OBJECTIVES: We aimed to build a survival system by combining a highly-accurate machine learning (ML) model with explainable artificial intelligence (AI) techniques to predict distant metastasis in locoregionally advanced nasopharyngeal carcinoma (NPC) patients using magnetic resonance imaging (MRI)-based tumor burden features. MATERIALS AND METHODS: 1643 patients from three hospitals were enrolled according to set criteria. We employed ML to develop a survival model based on tumor burden signatures and all clinical factors. Shapley Additive exPlanations (SHAP) was utilized to explain prediction results and interpret the complex non-linear relationship among features and distant metastasis. We also constructed other models based on routinely used cancer stages, Epstein-Barr virus (EBV) DNA, or other clinical features for comparison. Concordance index (C-index), receiver operating curve (ROC) analysis and decision curve analysis (DCA) were executed to assess the effectiveness of the models. RESULTS: Our proposed system consistently demonstrated promising performance across independent cohorts. The concordance indexes were 0.773, 0.766 and 0.760 in the training, internal validation and external validation sets. SHAP provided personalized protective and risk factors for each NPC patient and uncovered some novel non-linear relationships between features and distant metastasis.

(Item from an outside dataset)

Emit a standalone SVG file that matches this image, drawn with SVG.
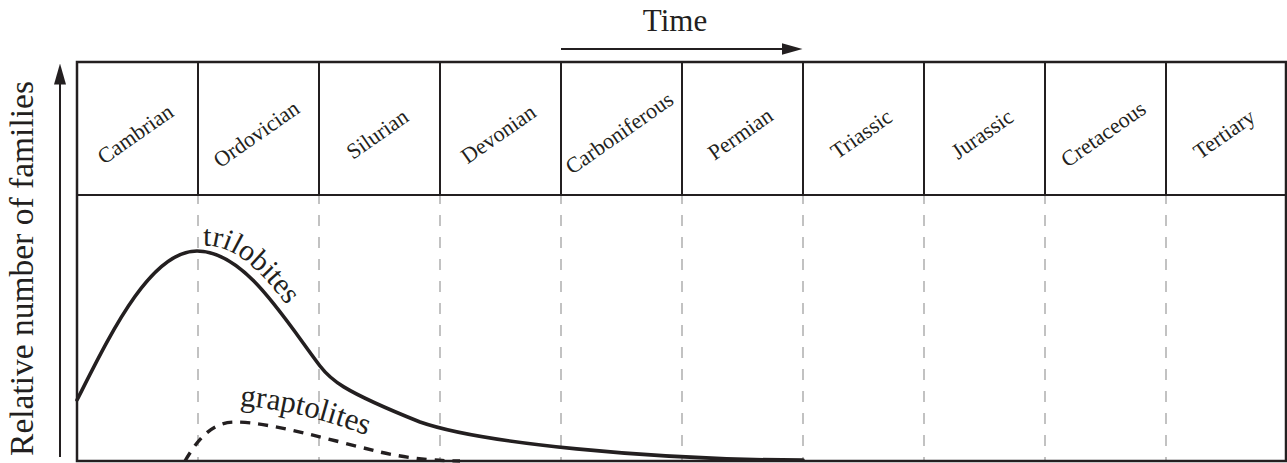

Furthermore, high-risk patients who received induction chemotherapy (ICT) and concurrent chemoradiotherapy (CCRT) had better 5-year distant metastasis-free survival (DMFS) than those who only received CCRT, whereas ICT + CCRT and CCRT had similar DMFS in low-risk patients. CONCLUSIONS: The interpretable machine learning system demonstrated superior performance in predicting metastasis in locoregionally advanced NPC. High-risk patients might benefit from ICT.